Set task:
For the copy, please give all of the data again exactly and leave the pictures out.

Information shown:
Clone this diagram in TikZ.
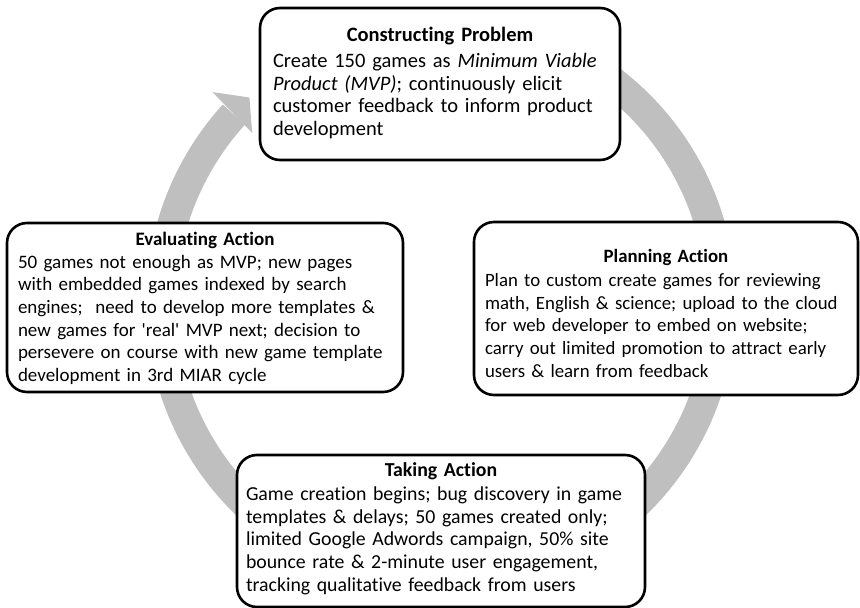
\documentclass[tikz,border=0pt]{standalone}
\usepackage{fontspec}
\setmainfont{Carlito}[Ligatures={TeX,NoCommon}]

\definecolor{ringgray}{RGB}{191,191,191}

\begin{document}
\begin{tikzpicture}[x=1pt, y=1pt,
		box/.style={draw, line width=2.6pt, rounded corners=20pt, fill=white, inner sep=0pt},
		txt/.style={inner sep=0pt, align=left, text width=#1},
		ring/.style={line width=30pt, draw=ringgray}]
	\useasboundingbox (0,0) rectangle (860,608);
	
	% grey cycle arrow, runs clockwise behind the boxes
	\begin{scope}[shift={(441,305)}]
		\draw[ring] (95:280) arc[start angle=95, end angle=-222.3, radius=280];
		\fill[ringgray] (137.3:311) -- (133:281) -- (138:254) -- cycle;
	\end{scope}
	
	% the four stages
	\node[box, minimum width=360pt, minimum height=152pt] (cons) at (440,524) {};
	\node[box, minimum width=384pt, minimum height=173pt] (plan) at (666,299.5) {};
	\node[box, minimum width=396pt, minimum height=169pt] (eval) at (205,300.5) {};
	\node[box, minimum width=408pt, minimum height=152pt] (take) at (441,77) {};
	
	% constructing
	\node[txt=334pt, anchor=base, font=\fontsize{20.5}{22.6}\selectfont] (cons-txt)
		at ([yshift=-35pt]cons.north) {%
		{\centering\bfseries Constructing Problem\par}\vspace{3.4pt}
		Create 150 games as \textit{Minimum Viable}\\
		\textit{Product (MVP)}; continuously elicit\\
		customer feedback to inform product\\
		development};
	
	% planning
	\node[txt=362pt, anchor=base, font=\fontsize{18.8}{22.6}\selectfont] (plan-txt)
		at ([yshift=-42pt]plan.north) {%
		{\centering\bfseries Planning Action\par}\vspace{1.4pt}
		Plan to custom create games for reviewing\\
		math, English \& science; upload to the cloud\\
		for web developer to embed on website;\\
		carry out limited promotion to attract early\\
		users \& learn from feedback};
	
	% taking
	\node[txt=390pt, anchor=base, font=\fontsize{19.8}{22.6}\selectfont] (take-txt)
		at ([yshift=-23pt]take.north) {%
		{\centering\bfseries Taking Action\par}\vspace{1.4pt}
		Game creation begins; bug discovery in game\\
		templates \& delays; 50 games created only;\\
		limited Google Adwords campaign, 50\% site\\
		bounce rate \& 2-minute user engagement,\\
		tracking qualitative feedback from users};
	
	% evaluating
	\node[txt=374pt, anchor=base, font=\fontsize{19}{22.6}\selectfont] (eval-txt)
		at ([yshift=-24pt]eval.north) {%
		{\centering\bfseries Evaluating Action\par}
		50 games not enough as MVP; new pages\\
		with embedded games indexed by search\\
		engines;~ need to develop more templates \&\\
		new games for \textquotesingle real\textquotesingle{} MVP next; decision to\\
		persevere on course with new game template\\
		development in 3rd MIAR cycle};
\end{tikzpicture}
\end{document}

Correct result:
Clone this diagram in TikZ.
\documentclass[tikz,border=0pt]{standalone}
\usepackage{fontspec}
\setmainfont{Carlito}[Ligatures={TeX,NoCommon}]

\definecolor{ringgray}{RGB}{191,191,191}

\begin{document}
\begin{tikzpicture}[x=1pt, y=1pt,
		box/.style={draw, line width=2.6pt, rounded corners=20pt, fill=white, inner sep=0pt},
		txt/.style={inner sep=0pt, align=left, text width=#1},
		ring/.style={line width=30pt, draw=ringgray}]
	\useasboundingbox (0,0) rectangle (860,608);
	
	% grey cycle arrow, runs clockwise behind the boxes
	\begin{scope}[shift={(441,305)}]
		\draw[ring] (95:280) arc[start angle=95, end angle=-222.3, radius=280];
		\fill[ringgray] (137.3:311) -- (133:281) -- (138:254) -- cycle;
	\end{scope}
	
	% the four stages
	\node[box, minimum width=360pt, minimum height=152pt] (cons) at (440,524) {};
	\node[box, minimum width=384pt, minimum height=173pt] (plan) at (666,299.5) {};
	\node[box, minimum width=396pt, minimum height=169pt] (eval) at (205,300.5) {};
	\node[box, minimum width=408pt, minimum height=152pt] (take) at (441,77) {};
	
	% constructing
	\node[txt=334pt, anchor=base, font=\fontsize{20.5}{22.6}\selectfont] (cons-txt)
		at ([yshift=-35pt]cons.north) {%
		{\centering\bfseries Constructing Problem\par}\vspace{3.4pt}
		Create 150 games as \textit{Minimum Viable}\\
		\textit{Product (MVP)}; continuously elicit\\
		customer feedback to inform product\\
		development};
	
	% planning
	\node[txt=362pt, anchor=base, font=\fontsize{18.8}{22.6}\selectfont] (plan-txt)
		at ([yshift=-42pt]plan.north) {%
		{\centering\bfseries Planning Action\par}\vspace{1.4pt}
		Plan to custom create games for reviewing\\
		math, English \& science; upload to the cloud\\
		for web developer to embed on website;\\
		carry out limited promotion to attract early\\
		users \& learn from feedback};
	
	% taking
	\node[txt=390pt, anchor=base, font=\fontsize{19.8}{22.6}\selectfont] (take-txt)
		at ([yshift=-23pt]take.north) {%
		{\centering\bfseries Taking Action\par}\vspace{1.4pt}
		Game creation begins; bug discovery in game\\
		templates \& delays; 50 games created only;\\
		limited Google Adwords campaign, 50\% site\\
		bounce rate \& 2-minute user engagement,\\
		tracking qualitative feedback from users};
	
	% evaluating
	\node[txt=374pt, anchor=base, font=\fontsize{19}{22.6}\selectfont] (eval-txt)
		at ([yshift=-24pt]eval.north) {%
		{\centering\bfseries Evaluating Action\par}
		50 games not enough as MVP; new pages\\
		with embedded games indexed by search\\
		engines;~ need to develop more templates \&\\
		new games for \textquotesingle real\textquotesingle{} MVP next; decision to\\
		persevere on course with new game template\\
		development in 3rd MIAR cycle};
\end{tikzpicture}
\end{document}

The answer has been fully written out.